Encaramos hacia el lago Panguipulli, con destino final Puerto Fuy. Desde allí
cruzaríamos en una barcaza que atraviesa el lago Pirihueico acercándonos
bastante al límite con Argentina.
Llegamos al puerto dos horas antes de la partida del
pontón. Del bar donde nos sentamos a tomar algo nos espantó una invasión de avispas.
No era la primera vez. Ya habíamos presenciado, en varios lugares tanto de
Argentina como de Chile, avalanchas de
avispas que, al mejor estilo moscas, se nos pegaban a la piel, nos zumbaban en
los oídos y se posaban sobre la comida.
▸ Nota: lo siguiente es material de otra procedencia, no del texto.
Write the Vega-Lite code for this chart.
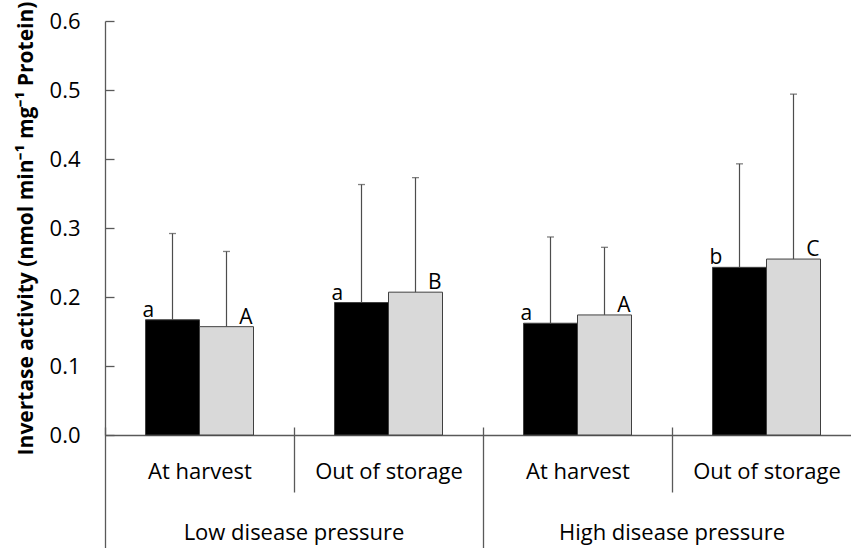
{
  "$schema": "https://vega.github.io/schema/vega-lite/v6.json",
  "width": 746,
  "height": 414,
  "autosize": {"type": "none"},
  "padding": {"left": 105, "top": 21, "right": 0, "bottom": 113},
  "background": "white",
  "config": {"view": {"stroke": null}, "font": "Open Sans", "axis": {"grid": false}},
  "data": {
    "values": [
      {"pressure": "Low disease pressure", "stage": "At harvest", "series": "S1", "value": 0.167, "upper": 0.292, "letter": "a"},
      {"pressure": "Low disease pressure", "stage": "At harvest", "series": "S2", "value": 0.157, "upper": 0.266, "letter": "A"},
      {"pressure": "Low disease pressure", "stage": "Out of storage", "series": "S1", "value": 0.192, "upper": 0.363, "letter": "a"},
      {"pressure": "Low disease pressure", "stage": "Out of storage", "series": "S2", "value": 0.207, "upper": 0.373, "letter": "B"},
      {"pressure": "High disease pressure", "stage": "At harvest", "series": "S1", "value": 0.162, "upper": 0.287, "letter": "a"},
      {"pressure": "High disease pressure", "stage": "At harvest", "series": "S2", "value": 0.174, "upper": 0.272, "letter": "A"},
      {"pressure": "High disease pressure", "stage": "Out of storage", "series": "S1", "value": 0.243, "upper": 0.393, "letter": "b"},
      {"pressure": "High disease pressure", "stage": "Out of storage", "series": "S2", "value": 0.255, "upper": 0.494, "letter": "C"}
    ]
  },
  "transform": [{"calculate": "datum.pressure + '|' + datum.stage", "as": "group"}],
  "resolve": {"axis": {"x": "independent"}},
  "layer": [
    {
      "mark": {"type": "bar", "stroke": "#404040", "strokeWidth": 1},
      "encoding": {
        "x": {
          "field": "group", "type": "nominal",
          "scale": {"domain": ["Low disease pressure|At harvest", "Low disease pressure|Out of storage", "High disease pressure|At harvest", "High disease pressure|Out of storage"], "range": [0, 756], "paddingInner": 0, "paddingOuter": 0},
          "axis": {
            "orient": "bottom", "title": null, "domain": false, "offset": -8,
            "tickOffset": -94.5, "tickColor": "#595959", "tickWidth": 1.3,
            "tickSize": {"condition": {"test": "isString(datum.value) && indexof(datum.value, 'At harvest') >= 0", "value": 121}, "value": 65},
            "labelExpr": "isString(datum.value) ? split(datum.value, '|')[1] : ''",
            "labelOffset": 94.5,
            "labelFontSize": 22, "labelColor": "black", "labelAngle": 0,
            "labelPadding": {"condition": {"test": "isString(datum.value) && indexof(datum.value, 'At harvest') >= 0", "value": -87}, "value": -31},
            "labelOverlap": false, "labelBound": false, "labelLimit": 400
          }
        },
        "xOffset": {"field": "series", "type": "nominal", "scale": {"domain": ["S1", "S2"], "paddingInner": 0, "paddingOuter": 0.75}},
        "y": {
          "field": "value", "type": "quantitative",
          "scale": {"domain": [0, 0.6], "nice": false, "zero": true},
          "axis": {
            "values": [0, 0.1, 0.2, 0.3, 0.4, 0.5, 0.6], "format": ".1f",
            "title": "Invertase activity (nmol min⁻¹ mg⁻¹ Protein)",
            "titleFont": "Open Sans", "titleFontWeight": "bold", "titleFontSize": 21, "titleColor": "black", "titlePadding": 13,
            "labelFontSize": 22, "labelColor": "black", "labelPadding": 34,
            "tickSize": -9, "tickColor": "#595959", "tickWidth": 1.3,
            "domainColor": "#595959", "domainWidth": 1.3
          }
        },
        "color": {"field": "series", "type": "nominal", "scale": {"domain": ["S1", "S2"], "range": ["#000000", "#D9D9D9"]}, "legend": null}
      }
    },
    {
      "mark": {"type": "rule", "color": "#4d4d4d", "strokeWidth": 1.2},
      "encoding": {
        "x": {"field": "group", "type": "nominal", "axis": null},
        "xOffset": {"field": "series", "type": "nominal"},
        "y": {"field": "value", "type": "quantitative"},
        "y2": {"field": "upper"}
      }
    },
    {
      "mark": {"type": "tick", "color": "#4d4d4d", "size": 7, "thickness": 1.3},
      "encoding": {
        "x": {
          "field": "group", "type": "nominal",
          "axis": {
            "orient": "bottom", "title": null, "domain": true, "domainColor": "#595959", "domainWidth": 1.3,
            "ticks": false,
            "labelExpr": "isString(datum.value) && split(datum.value, '|')[1] == 'Out of storage' ? split(datum.value, '|')[0] : ''",
            "labelOffset": -94.5, "labelFontSize": 22, "labelColor": "black", "labelPadding": 87, "labelAngle": 0,
            "labelOverlap": false, "labelBound": false, "labelLimit": 400
          }
        },
        "xOffset": {"field": "series", "type": "nominal"},
        "y": {"field": "upper", "type": "quantitative"}
      }
    },
    {
      "transform": [{"filter": "datum.series == 'S1'"}],
      "mark": {"type": "text", "align": "left", "baseline": "alphabetic", "dx": -30, "dy": -3, "fontSize": 21, "color": "black"},
      "encoding": {
        "x": {"field": "group", "type": "nominal", "axis": null},
        "xOffset": {"field": "series", "type": "nominal"},
        "y": {"field": "value", "type": "quantitative"},
        "text": {"field": "letter"}
      }
    },
    {
      "transform": [{"filter": "datum.series == 'S2'"}],
      "mark": {"type": "text", "align": "right", "baseline": "alphabetic", "dx": 26, "dy": -3, "fontSize": 21, "color": "black"},
      "encoding": {
        "x": {"field": "group", "type": "nominal", "axis": null},
        "xOffset": {"field": "series", "type": "nominal"},
        "y": {"field": "value", "type": "quantitative"},
        "text": {"field": "letter"}
      }
    }
  ]
}
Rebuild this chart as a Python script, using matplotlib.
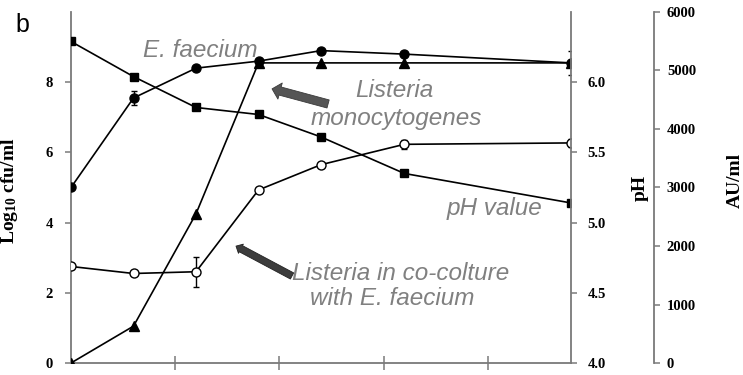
import matplotlib
matplotlib.use("Agg")
import matplotlib.pyplot as plt

# sampling times (h)
hours = [0, 3, 6, 9, 12, 16, 24]

# log10 cfu/ml
ef_log = [5.0, 7.55, 8.4, 8.6, 8.9, 8.8, 8.55]
ef_err = [0, 0.2, 0, 0, 0, 0, 0.34]
lm_log = [0.0, 1.05, 4.25, 8.55, 8.55, 8.55, 8.55]
co_log = [2.75, 2.55, 2.6, 4.93, 5.65, 6.23, 6.27]
co_err = [0, 0, 0.43, 0, 0, 0.12, 0.12]

# pH of the culture
ph = [6.29, 6.04, 5.82, 5.77, 5.61, 5.35, 5.14]

log_ticks = [0, 2, 4, 6, 8]
ph_ticks = [4.0, 4.5, 5.0, 5.5, 6.0]
au_ticks = [0, 1000, 2000, 3000, 4000, 5000, 6000]
time_ticks = [5, 10, 15, 20]

plt.rcParams['mathtext.default'] = 'regular'

spine_col = '#7a7a7a'
note_col = '#808080'
tick_font = dict(family='Liberation Serif', weight='bold', size=10.5)
label_font = dict(family='Liberation Serif', weight='bold', size=14)
note_font = dict(family='Liberation Sans', style='italic', size=17.5, color=note_col)

fig = plt.figure(figsize=(7.43, 3.75), dpi=100)
ax = fig.add_axes([71 / 743, 12 / 375, 500 / 743, 351 / 375])
ax_ph = ax.twinx()
ax_au = ax.twinx()

line_kw = dict(color='black', lw=1.2, ms=6.5, capsize=2.5, elinewidth=1.0, capthick=1.0)
ax.errorbar(hours, ef_log, yerr=ef_err, marker='o', mfc='black', mec='black', zorder=4, **line_kw)
ax.errorbar(hours, lm_log, marker='^', mfc='black', mec='black', zorder=3, **line_kw)
ax.errorbar(hours, co_log, yerr=co_err, marker='o', mfc='white', mec='black', zorder=4, **line_kw)
ax_ph.plot(hours, ph, color='black', lw=1.2, marker='s', ms=6, mfc='black', mec='black')

ax.set_xlim(0, 24)
ax.set_ylim(0, 10)
ax.set_yticks(log_ticks)
ax.set_xticks(time_ticks)
ax.set_xticklabels([])
ax.tick_params(axis='x', direction='inout', length=10, width=1.1, color=spine_col)
ax.tick_params(axis='y', direction='out', length=4, width=1.1, color=spine_col, pad=9)
for lab in ax.get_yticklabels():
    lab.set(**tick_font)
ax.set_ylabel('Log$_{10}$ cfu/ml', **label_font)
ax.yaxis.set_label_coords(-0.102, 0.49)
for s in ['top', 'right']:
    ax.spines[s].set_visible(False)
for s in ['left', 'bottom']:
    ax.spines[s].set_color(spine_col)
    ax.spines[s].set_linewidth(1.3)

ax_ph.set_ylim(4.0, 6.5)
ax_ph.set_yticks(ph_ticks)
ax_ph.set_yticklabels(['%.1f' % v for v in ph_ticks])
ax_ph.tick_params(axis='y', direction='out', length=4, width=1.1, color=spine_col, pad=8)
for lab in ax_ph.get_yticklabels():
    lab.set(**tick_font)
ax_ph.set_ylabel('pH', **label_font)
ax_ph.yaxis.set_label_coords(1.122, 0.5)

ax_au.spines['right'].set_position(('outward', 60))
ax_au.set_ylim(0, 6000)
ax_au.set_yticks(au_ticks)
ax_au.tick_params(axis='y', direction='out', length=4, width=1.1, color=spine_col, pad=5)
for lab in ax_au.get_yticklabels():
    lab.set(**tick_font)
ax_au.set_ylabel('AU/ml', **label_font)
ax_au.yaxis.set_label_coords(1.312, 0.52)

for a in (ax_ph, ax_au):
    for s in ['top', 'left', 'bottom']:
        a.spines[s].set_visible(False)
    a.spines['right'].set_color(spine_col)
    a.spines['right'].set_linewidth(1.3)

# series names written inside the plot
ax.text(3.46, 8.73, 'E. faecium', ha='left', va='baseline', **note_font)
ax.text(15.5, 7.57, 'Listeria', ha='center', va='baseline', **note_font)
ax.text(15.6, 6.78, 'monocytogenes', ha='center', va='baseline', **note_font)
ax.text(20.35, 4.22, 'pH value', ha='center', va='baseline', **note_font)
ax.text(10.6, 2.36, 'Listeria in co-colture', ha='left', va='baseline', **note_font)
ax.text(15.4, 1.65, 'with E. faecium', ha='center', va='baseline', **note_font)

ax.annotate('', xy=(9.65, 7.81), xytext=(12.34, 7.38),
            arrowprops=dict(arrowstyle='simple,head_width=1.2,head_length=0.6,tail_width=0.6',
                            mutation_scale=10, fc='#555555', ec='#3a3a3a', lw=0.6,
                            shrinkA=0, shrinkB=0))
ax.annotate('', xy=(7.92, 3.33), xytext=(10.61, 2.48),
            arrowprops=dict(arrowstyle='simple,head_width=0.75,head_length=0.4,tail_width=0.5',
                            mutation_scale=10, fc='#3c3c3c', ec='#222222', lw=0.6,
                            shrinkA=0, shrinkB=0))

fig.text(15 / 743, 1 - 32 / 375, 'b', family='Liberation Sans', size=18, ha='left', va='baseline')

fig.savefig('out.png', dpi=100)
Son las “chaqueta amarilla”, una
variedad que entre el fin del verano y principio del otoño se torna insoportable,
sobre todo para quienes disfrutar de un rato al aire libre. Otra especie
introducida que no tiene depredadores y que cada vez se expande por más zonas
descontroladamente.
El Escarabajo se subió a la barca. Solo lo acompañó un
vehículo más. La navegación transcurrió con el sol cayendo detrás de las
montañas, iluminando de a ratos los árboles que cubrían las laderas, desvelando
playas escondidas, sobre el agua verde como una esmeralda. Desembarcamos en la
costa de enfrente. Entrada la noche atravesamos el paso Hua Hum y tomamos el
camino de tierra en medio del bosque. De nuevo el ripio, las piedras atronando
sobre el auto, la noche cerrada y la incógnita de no saber qué habría
alrededor. Como brújula, el cielo completamente estrellado y un sendero que
llegaba hasta lo que daban las débiles luces del Volkswagen.
Como ya conté anteriormente, al llegar a San Martín de
los Andes, el auto se paró. Fue capaz de alcanzarnos hasta una cuadra antes de
una estación de servicio, estaba sin una gota de nafta. Lo que no había contado
es que, en esa misma cuadra, antes de salir, habíamos dejado un tesoro
escondido. En una vereda cualquiera, debajo de una piedra y protegido del agua.
Una semana después, aún nos esperaba allí. La flor sagrada, intacta.